The tiny trick-or-treaters, stunned mid-sentence, could only step back and stare.  Their parents would press forward just in case the need arose to swing into protective action.  But it was all in good fun, ha ha!  We kept lots of Snickers and Milky Ways in a large jack-o-lantern bowl, and never rationed the kids.  It’s the least we could do to compensate for the confusion.

Now, that mask, wadded up and stuck to its latex self, jams a corner in a box in the attic along with residual spider webs, my witch’s pointy hat, and a life-sized, glow-in-the-dark plastic skeleton.  It’s just as well. 

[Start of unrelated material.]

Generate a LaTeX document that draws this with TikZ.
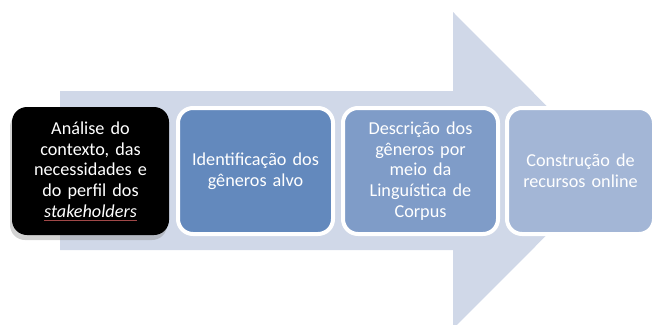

Our claim to Halloween glory, my husband’s and mine, was the year we won the costume competition dressed as “Pat.”  You remember Pat, don’t you?  The androgynous character from Saturday Night Live who creeped everyone out because you could never be sure:  Was Pat female or male? 

Pat had short-ish curly black hair; so we bought wigs.  Pat was heavy; so we padded ourselves – this was back in the lean days, you understand.  Pat had breasts, though it was never clear if these were man breasts or woman breasts; we incorporated accoutrements for the illusion. Black horn-rimmed glasses, matching blue plaid snap-button western shirts, Wranglers, and boots completed the ensemble.  

But the crowning touch was Pat’s wheezing, whining voice.  My husband perfected it.  He spoke for us both all night long.  The voice, and the self-caressing gestures that made the judges cringe, blink, and pull away as though they’d just inhaled a big whiff of yellow onion, secured the trophy. 

Aahh.  Those were the days. 

In my heyday, I dressed as Andy Rooney, the Living Dead, even punk rocker Sid Vicious – or at least someone he would have hung out with.  One of my students spiked my hair in what he called a “Statue of Liberty,” and lent me his heavy black leather jacket.  Ripped black nylon hose, chains hanging and safety pins everywhere; black lipstick and black fingernails.  Man that was fun. 

One year I wore a Superman costume complete with boots and cape.  I flew all over campus that year.  The kids loved it.  Not sure what my boss thought when I attended a meeting at the District Office in full Man of Steel regalia.  I felt powerful.   

I kept the full-body panther suit handy and wore it for many years, whenever the mood struck me, not just Halloween.  Where is it now?  No matter.  The moths have had their way with it. 

It’s not important.  The past few years, the number trick-or-treaters in our neighborhood have dwindled to single digits.  We still stock up on just-in-case candy, but wind up sending it to my husband’s office the next day.  The kids don’t visit houses anymore.  They wear store-bought costumes prescribed by Hollywood merchandisers and patrol stores downtown or at the mall, moving from merchant to merchant with their parents, working a pattern for maximum take, minimum interaction. 

Gotta be this way.  I understand.  Still… 

Gone is the excitement for a teenager, face painted, costume pulled together out of mom and dad’s closet, carrying his pillowcase, and running through the darkness with his friends, thrilled with the imaginary world that’s only open once a year.  This year, teens will dress like Snookie.  They’ll buy false six-pack abs and make like “The Situation.” 

Sigh.  

The next step in homogenizing Halloween?  Government takeover!  Connecticut lawmakers have a bill pending that will move the event in that state to the last Saturday of the month instead of the 31st.  OK.  Why not?  Civilize it.  School nights.  I get it. 

But I’m not done.  I don’t have to give it up.  I’m not a kid.  And I still have an Elvis in me.  I’ve got a hankering to dress up like Elvis.  I know.  I should settle for Priscilla Beaulieu, but she’s just too easy.  Anyone can tease her hair into a rage and line her eyes with a magic marker.  

But Elvis.  Elvis!  Now that’s Halloween!